- Afghan security forces hunt the 5th suicide bomber atop the Ministry of Justice building.
- Objective: Attack Afghanistan government agencies
- Date: February 11, 2009
- Executed by: Taliban
- Outcome: Justice Ministry, Directorate of Prisons, Education Ministry attacked
- Casualties: 21 killed, 57 wounded

= February 2009 raids on Kabul =

Air strikes and fatalities in Kabul

The February 2009 raids on Kabul were a series of strikes by the Taliban against Afghan government targets in Kabul, Afghanistan on February 11, 2009. The attacks killed 21 and injured 57. The attacks happened the day before the new American envoy to Afghanistan and Pakistan, Richard Holbrooke, was due to arrive in the country.

Eight Taliban fighters were involved in the assault, and all were killed. Five Taliban stormed the Justice Ministry building, killing two guards then laying siege to the building for about an hour. About ten people died in the fighting there. At the Directorate of Prisons, one attacker blew himself up at a checkpoint and the other ran inside the building and blew himself up, killing seven and injuring 15. One attacker was killed before he could attack the Education Ministry building.

The Taliban claimed the attacks, saying they were revenge for the killing of prisoners at the Pul-i-Charkhi Prison. Afghan officials said the mastermind of the attack was based in Pakistan, based on intercepted text messages. An American official blamed fighters loyal to Jalaluddin Haqqani.

On March 18, officials from Afghanistan's National Directorate for Security announced that they had arrested seven men and killed an eighth in Kabul and Logar province who had been involved in planning and conducting the raid. Sayed Ansari, a spokesman for the directorate, stated that the assailants were believed to have trained in Pakistan and communicated with Pakistani-based handlers before and during the assaults.

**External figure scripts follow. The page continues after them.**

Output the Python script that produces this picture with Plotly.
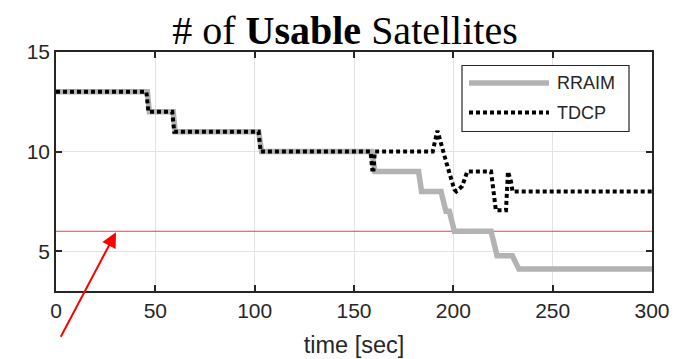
import plotly.graph_objects as go

# ---------------- data ----------------
rraim_t = [0, 46, 47, 59, 60, 102, 103.5, 159, 160.5, 182.5, 184, 193.8, 196.3, 198, 200.5,
           219, 222, 229.7, 233, 300]
rraim_v = [13, 13, 12, 12, 11, 11, 10, 10, 9, 9, 8, 8, 7, 7, 6,
           6, 4.77, 4.77, 4.1, 4.1]

tdcp_t = [0, 45.5, 46.5, 58.5, 59.5, 102, 103, 158.3, 159.2, 159.8, 160.5, 189.6, 192,
          193.8, 197, 200.5, 201.5, 204.5, 205.5, 207, 219, 220.3, 221.4, 226.5,
          226.9, 227.5, 229, 229.8, 300]
tdcp_v = [13, 13, 12, 12, 11, 11, 10, 10, 9.1, 9.1, 10, 10, 11.05,
          10.35, 9.27, 8.1, 8.0, 8.27, 8.6, 9.0, 9.0, 7.95, 7.05, 7.05,
          8.1, 9.0, 8.5, 8.0, 8.0]

threshold_t = [0, 300]
threshold_v = [6, 6]

x_ticks = [0, 50, 100, 150, 200, 250, 300]
y_ticks = [5, 10, 15]
series_names = ["RRAIM", "TDCP"]

# ---------------- layout geometry (window pixels) ----------------
WIN_W, WIN_H = 692, 359
OFF = 8                      # default page body margin
W, H = WIN_W - OFF, WIN_H - OFF
L, R, T, B = 56, 652, 52, 291   # plot area in window pixels


def px(xp):
    return (xp - L) / (R - L)


def py(yp):
    return (B - yp) / (B - T)


GRAY = "#b3b3b3"
AXC = "#262626"
FONT = "Liberation Sans, Arial, sans-serif"

fig = go.Figure()
fig.add_trace(go.Scatter(x=threshold_t, y=threshold_v, mode="lines",
                         line=dict(color="rgba(255,20,20,0.85)", width=1),
                         showlegend=False, hoverinfo="skip"))
fig.add_trace(go.Scatter(x=rraim_t, y=rraim_v, mode="lines", name=series_names[0],
                         line=dict(color=GRAY, width=5.5), showlegend=False))
fig.add_trace(go.Scatter(x=tdcp_t, y=tdcp_v, mode="lines", name=series_names[1],
                         line=dict(color="black", width=4, dash="4px,3px"),
                         showlegend=False))

# custom legend (box, samples, labels)
shapes = [
    dict(type="rect", xref="paper", yref="paper", x0=px(462), x1=px(629), y0=py(131.5), y1=py(65.5),
         line=dict(color=AXC, width=1.2), fillcolor="white", layer="above"),
    dict(type="line", xref="paper", yref="paper", x0=px(469), x1=px(549), y0=py(83), y1=py(83),
         line=dict(color=GRAY, width=5.5), layer="above"),
    dict(type="line", xref="paper", yref="paper", x0=px(469), x1=px(549), y0=py(112.5), y1=py(112.5),
         line=dict(color="black", width=4, dash="4px,3px"), layer="above"),
]
annotations = [
    dict(xref="paper", yref="paper", x=px(555), y=py(83), text=series_names[0], showarrow=False,
         xanchor="left", yanchor="middle", font=dict(family=FONT, size=18, color=AXC)),
    dict(xref="paper", yref="paper", x=px(555), y=py(112.5), text=series_names[1], showarrow=False,
         xanchor="left", yanchor="middle", font=dict(family=FONT, size=18, color=AXC)),
    # red arrow pointing at the threshold line
    dict(xref="x", yref="y", x=30.2, y=5.95, ax=-56, ay=106, showarrow=True,
         arrowhead=2, arrowsize=1.5, arrowwidth=2, arrowcolor="#ff0000", text=""),
]

fig.update_layout(
    width=W, height=H,
    margin=dict(l=L - OFF, r=WIN_W - R, t=T - OFF, b=WIN_H - B, pad=0, autoexpand=False),
    paper_bgcolor="white", plot_bgcolor="white",
    title=dict(text="# of <b>Usable</b> Satellites", x=(345 - OFF) / W, xanchor="center",
               y=1 - (30 - OFF) / H, yanchor="middle", yref="container",
               font=dict(family="Liberation Serif, Times New Roman, serif", size=40, color="black")),
    shapes=shapes, annotations=annotations,
    font=dict(family=FONT, color=AXC),
)
fig.update_xaxes(range=[0, 300], tickvals=x_ticks, ticks="inside", ticklen=6, tickwidth=1.5,
                 tickcolor=AXC, showline=True, linecolor=AXC, linewidth=1.5, mirror="allticks",
                 showgrid=True, gridcolor="#e3e3e3", gridwidth=1, zeroline=False, automargin=False,
                 tickfont=dict(family=FONT, size=21, color=AXC),
                 title=dict(text="time [sec]", font=dict(family=FONT, size=23.5, color=AXC), standoff=16))
fig.update_yaxes(range=[3, 15], tickvals=y_ticks, ticks="inside", ticklen=6, tickwidth=1.5,
                 tickcolor=AXC, showline=True, linecolor=AXC, linewidth=1.5, mirror="allticks",
                 showgrid=True, gridcolor="#e3e3e3", gridwidth=1, zeroline=False, automargin=False,
                 tickfont=dict(family=FONT, size=21, color=AXC))

fig.write_html("out.html")
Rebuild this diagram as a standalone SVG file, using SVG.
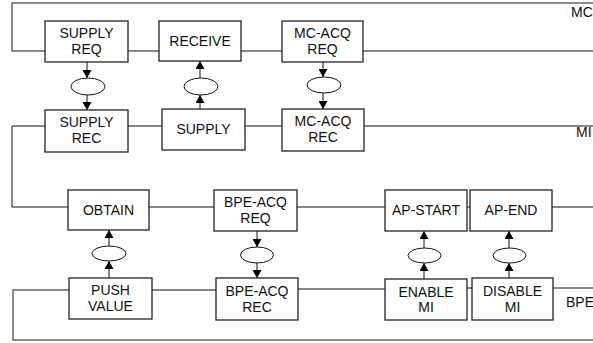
<svg xmlns="http://www.w3.org/2000/svg" width="593" height="343" viewBox="0 0 593 343">
<style>
.box{fill:#fff;stroke:#222;stroke-width:1.3}
.ln{fill:none;stroke:#111;stroke-width:1}
.frame{fill:none;stroke:#666;stroke-width:1.5}
.ell{fill:#fff;stroke:#111;stroke-width:1}
text{font-family:"Liberation Sans",Arial,sans-serif;font-size:14px;fill:#111}
.c{text-anchor:middle}
</style>
<defs>
<marker id="ah" viewBox="0 0 8 9" refX="8" refY="4.5" markerWidth="8" markerHeight="9" markerUnits="userSpaceOnUse" orient="auto">
<path d="M0,0 L8,4.5 L0,9 z" fill="#000"/>
</marker>
</defs>
<g id="connectors">
<path class="frame" d="M593,3 H12 V51 H45"/>
<path class="ln" d="M128,51 H159 M241,51 H282 M363,51 H593"/>
<path class="ln" d="M45,126 H12 V207 H68"/>
<path class="ln" d="M128,126 H162 M245,126 H282 M364,126 H593"/>
<path class="ln" d="M149,207 H214 M297,207 H385 M467,207 H470 M552,207 H593"/>
<path class="frame" d="M69,290 H13 V340 H593"/>
<path class="ln" d="M152,290 H216 M298,289 H385 M467,288 H472 M553,288 H593"/>
<line class="ln" x1="87" y1="62" x2="87" y2="78" marker-end="url(#ah)"/>
<line class="ln" x1="87" y1="95" x2="87" y2="110" marker-end="url(#ah)"/>
<line class="ln" x1="200" y1="109" x2="200" y2="95" marker-end="url(#ah)"/>
<line class="ln" x1="200" y1="78" x2="200" y2="61" marker-end="url(#ah)"/>
<line class="ln" x1="323" y1="62" x2="323" y2="77" marker-end="url(#ah)"/>
<line class="ln" x1="323" y1="93" x2="323" y2="109" marker-end="url(#ah)"/>
<line class="ln" x1="109" y1="278" x2="109" y2="261" marker-end="url(#ah)"/>
<line class="ln" x1="109" y1="246" x2="109" y2="230" marker-end="url(#ah)"/>
<line class="ln" x1="257" y1="231" x2="257" y2="247" marker-end="url(#ah)"/>
<line class="ln" x1="257" y1="263" x2="257" y2="278" marker-end="url(#ah)"/>
<line class="ln" x1="424" y1="279" x2="424" y2="263" marker-end="url(#ah)"/>
<line class="ln" x1="424" y1="248" x2="424" y2="231" marker-end="url(#ah)"/>
<line class="ln" x1="509" y1="278" x2="509" y2="263" marker-end="url(#ah)"/>
<line class="ln" x1="509" y1="248" x2="509" y2="231" marker-end="url(#ah)"/>
<ellipse class="ell" cx="88" cy="86.5" rx="17" ry="8.5"/>
<ellipse class="ell" cx="201" cy="86.5" rx="17" ry="8.5"/>
<ellipse class="ell" cx="324" cy="85" rx="17" ry="8"/>
<ellipse class="ell" cx="109" cy="253.5" rx="17" ry="7.5"/>
<ellipse class="ell" cx="257" cy="255" rx="16.5" ry="8"/>
<ellipse class="ell" cx="424.5" cy="255.5" rx="16.5" ry="7.5"/>
<ellipse class="ell" cx="509.5" cy="255.5" rx="16.5" ry="7.5"/>
</g>
<g id="supply-req"><rect class="box" x="45" y="21" width="83" height="41"/><text class="c" x="86.5" y="38">SUPPLY</text><text class="c" x="86.5" y="54">REQ</text></g>
<g id="receive"><rect class="box" x="159" y="21" width="82" height="40"/><text class="c" x="200" y="46">RECEIVE</text></g>
<g id="mc-acq-req"><rect class="box" x="282" y="21" width="81" height="41"/><text class="c" x="322.5" y="38">MC-ACQ</text><text class="c" x="322.5" y="54">REQ</text></g>
<g id="supply-rec"><rect class="box" x="45" y="110" width="83" height="42"/><text class="c" x="86.5" y="127">SUPPLY</text><text class="c" x="86.5" y="143">REC</text></g>
<g id="supply"><rect class="box" x="162" y="109" width="83" height="41"/><text class="c" x="203.5" y="134">SUPPLY</text></g>
<g id="mc-acq-rec"><rect class="box" x="282" y="109" width="82" height="42"/><text class="c" x="323" y="126">MC-ACQ</text><text class="c" x="323" y="142">REC</text></g>
<g id="obtain"><rect class="box" x="68" y="190" width="81" height="40"/><text class="c" x="108.5" y="215">OBTAIN</text></g>
<g id="bpe-acq-req"><rect class="box" x="214" y="190" width="83" height="41"/><text class="c" x="255.5" y="207">BPE-ACQ</text><text class="c" x="255.5" y="223">REQ</text></g>
<g id="ap-start"><rect class="box" x="385" y="190" width="82" height="41"/><text class="c" x="426" y="215">AP-START</text></g>
<g id="ap-end"><rect class="box" x="470" y="190" width="82" height="41"/><text class="c" x="511" y="215">AP-END</text></g>
<g id="push-value"><rect class="box" x="69" y="278" width="83" height="41"/><text class="c" x="110.5" y="295">PUSH</text><text class="c" x="110.5" y="311">VALUE</text></g>
<g id="bpe-acq-rec"><rect class="box" x="216" y="278" width="82" height="42"/><text class="c" x="257" y="296">BPE-ACQ</text><text class="c" x="257" y="312">REC</text></g>
<g id="enable-mi"><rect class="box" x="385" y="279" width="82" height="41"/><text class="c" x="426" y="297">ENABLE</text><text class="c" x="426" y="312">MI</text></g>
<g id="disable-mi"><rect class="box" x="472" y="278" width="81" height="42"/><text class="c" x="512.5" y="296">DISABLE</text><text class="c" x="512.5" y="312">MI</text></g>
<g id="labels">
<text x="571" y="17">MC</text>
<text x="576" y="137">MI</text>
<text x="566" y="307">BPE</text>
</g>
</svg>
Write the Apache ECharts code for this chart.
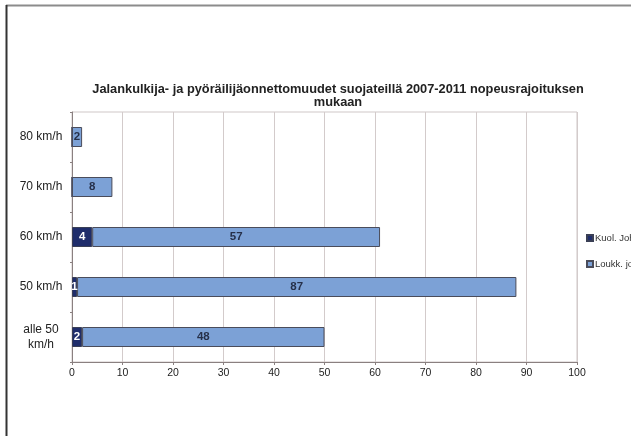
<!DOCTYPE html>
<html>
<head>
<meta charset="utf-8">
<script src="https://cdn.jsdelivr.net/npm/echarts@6/dist/echarts.min.js"></script>
<style>
  html, body { margin: 0; padding: 0; background: #fff; }
  #chart { width: 631px; height: 436px; }
</style>
</head>
<body>
<div id="chart"></div>
<script>
// Speed-limit categories, listed bottom to top on the vertical axis
const categories = ['alle 50\nkm/h', '50 km/h', '60 km/h', '70 km/h', '80 km/h'];
// Fatal accidents per category
const fatal = [2, 1, 4, 0, 0];
// Injury accidents per category
const injury = [48, 87, 57, 8, 2];
const seriesNames = ['Kuol. Johtaneet', 'Loukk. johtaneet'];
const xTicks = [0, 10, 20, 30, 40, 50, 60, 70, 80, 90, 100];

const chart = echarts.init(document.getElementById('chart'), null, { renderer: 'canvas' });

const fontFamily = 'Liberation Sans, Arial, sans-serif';

function labelFor(color) {
  return {
    show: true,
    position: 'inside',
    fontFamily: fontFamily,
    fontSize: 11.5,
    fontWeight: 'bold',
    color: color,
    formatter: p => (p.value ? String(p.value) : '')
  };
}

chart.setOption({
  animation: false,
  title: {
    text: 'Jalankulkija- ja pyöräilijäonnettomuudet suojateillä 2007-2011 nopeusrajoituksen\nmukaan',
    left: 333,
    top: 78,
    textAlign: 'center',
    textStyle: {
      fontFamily: fontFamily,
      fontSize: 12.8,
      fontWeight: 'bold',
      color: '#222',
      lineHeight: 13
    }
  },
  legend: {
    orient: 'vertical',
    left: 581,
    top: 228,
    itemWidth: 6,
    itemHeight: 6,
    itemGap: 16,
    icon: 'rect',
    textStyle: { fontFamily: fontFamily, fontSize: 9.5, color: '#333', padding: [0, 0, 0, -3] },
    data: seriesNames
  },
  grid: {
    left: 72,
    right: 54,
    top: 112,
    bottom: 74,
    show: true,
    borderColor: '#cfc7c7',
    borderWidth: 1,
    containLabel: false
  },
  xAxis: {
    type: 'value',
    min: xTicks[0],
    max: xTicks[xTicks.length - 1],
    interval: 10,
    axisLine: { show: true, lineStyle: { color: '#8a8080', width: 1 } },
    axisTick: { show: true, length: 3, lineStyle: { color: '#8a8080' } },
    splitLine: { show: true, lineStyle: { color: '#d3cbcb', width: 1 } },
    axisLabel: { fontFamily: fontFamily, fontSize: 10.5, color: '#222', margin: 6 }
  },
  yAxis: {
    type: 'category',
    data: categories,
    axisLine: { show: true, lineStyle: { color: '#8a8080', width: 1 } },
    axisTick: { show: true, length: 2, lineStyle: { color: '#8a8080' } },
    axisLabel: {
      fontFamily: fontFamily,
      fontSize: 12,
      color: '#222',
      margin: 31,
      lineHeight: 15,
      align: 'center'
    }
  },
  series: [
    {
      name: seriesNames[0],
      type: 'bar',
      stack: 'total',
      barWidth: 20,
      data: fatal,
      itemStyle: { color: '#1f2d6b', borderColor: '#3a3f55', borderWidth: 1 },
      label: labelFor('#ffffff')
    },
    {
      name: seriesNames[1],
      type: 'bar',
      stack: 'total',
      barWidth: 20,
      data: injury,
      itemStyle: { color: '#7ca1d6', borderColor: '#4a4c5a', borderWidth: 1 },
      label: labelFor('#26304a')
    }
  ],
  graphic: [
    {
      type: 'line',
      shape: { x1: 6, y1: 5.5, x2: 631, y2: 5.5 },
      style: { stroke: '#8c8c8c', lineWidth: 2 }
    },
    {
      type: 'line',
      shape: { x1: 6.5, y1: 5, x2: 6.5, y2: 436 },
      style: { stroke: '#333333', lineWidth: 2 }
    }
  ]
});
</script>
</body>
</html>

Ansari stated that an Afghan man, named Mohammad Haris, had helped organize the raid in Waziristan, Pakistan, perhaps with assistance from Pakistan's Inter-Services Intelligence Directorate. Ansari added that the attackers were equipped with a megaphone, enough food for several days, and cellphones to keep in touch with each other and with their mastermind in Pakistan.